I really SHOULD remember the skinny kid in the corner, but I have a lousy memory for names, particularly when the faces are missing. I know I never saw him down in the cafeteria. I guess he spent all his spare time hanging around in the science lab, probably talking to guys like Jim Stone.
This must have been the biology classroom because it doesn’t have the sinks and things that were in the chemistry lab.
Grading chart
The picture is not quite sharp, so I had a hard time making out the grading chart on the blackboard. Here’s what it looked like, as close as I could figure: E – 99 to 100; E-minus – 95 to 97; S-plus – 92 to 94. It was too fuzzy to see the rest, except that I think 70 would get you in the M range and 30 to 31 would win an I-minus. Anything below 26 was an F. Click on the photo to make it larger. Maybe you have better eyes.

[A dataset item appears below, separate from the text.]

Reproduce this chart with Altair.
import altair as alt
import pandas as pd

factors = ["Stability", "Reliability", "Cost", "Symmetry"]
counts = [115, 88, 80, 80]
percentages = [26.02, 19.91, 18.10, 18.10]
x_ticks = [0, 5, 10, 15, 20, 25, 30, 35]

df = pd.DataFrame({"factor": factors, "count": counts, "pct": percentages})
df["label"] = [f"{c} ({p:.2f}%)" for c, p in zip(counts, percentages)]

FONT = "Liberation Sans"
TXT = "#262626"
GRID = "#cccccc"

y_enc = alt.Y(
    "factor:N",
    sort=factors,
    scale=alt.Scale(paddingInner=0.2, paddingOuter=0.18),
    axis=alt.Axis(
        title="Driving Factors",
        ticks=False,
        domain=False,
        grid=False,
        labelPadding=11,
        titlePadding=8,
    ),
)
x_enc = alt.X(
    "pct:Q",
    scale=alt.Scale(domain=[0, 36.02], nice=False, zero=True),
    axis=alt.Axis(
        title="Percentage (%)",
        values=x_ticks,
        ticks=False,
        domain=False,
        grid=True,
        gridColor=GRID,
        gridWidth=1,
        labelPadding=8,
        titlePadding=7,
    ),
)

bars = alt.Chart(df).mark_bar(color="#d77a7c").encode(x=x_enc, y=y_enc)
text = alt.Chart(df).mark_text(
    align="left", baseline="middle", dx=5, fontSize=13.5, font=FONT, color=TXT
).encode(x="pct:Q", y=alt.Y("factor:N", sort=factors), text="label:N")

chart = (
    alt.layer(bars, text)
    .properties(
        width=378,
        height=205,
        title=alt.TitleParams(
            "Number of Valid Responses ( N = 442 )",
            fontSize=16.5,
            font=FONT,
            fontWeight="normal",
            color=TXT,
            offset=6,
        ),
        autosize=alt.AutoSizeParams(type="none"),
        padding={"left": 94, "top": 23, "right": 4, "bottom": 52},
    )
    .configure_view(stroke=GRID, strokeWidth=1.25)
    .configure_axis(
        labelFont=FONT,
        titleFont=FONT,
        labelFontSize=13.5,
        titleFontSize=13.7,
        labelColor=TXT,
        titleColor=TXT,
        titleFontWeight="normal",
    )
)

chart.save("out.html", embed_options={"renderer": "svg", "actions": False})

I don’t know if Central still uses the E-S-M-I-F grading scale or if they’ve gone to the more common A-B-C-D-E-F grades.
I DO remember well those flying saucer light fixtures, mainly from looking up at them to avoid eye contact with the teacher who was looking for a student to answer a question.
Yep, that’s the biology classroom for sure, blackboard on the west wall, windows on the south, at the end of the hallway past the darkroom, on the left. I can see Ryland Myer and Howard Bock at the front even now.
I could see this guy didn’t have much in the way of brains when I went to CHS ’58-’61, so I’m not surprised that he was still repeating class when you were there.
teachers would often rank the results of the tests…those test scores look like 50 was total possible, so the higher end scores were in the 40s.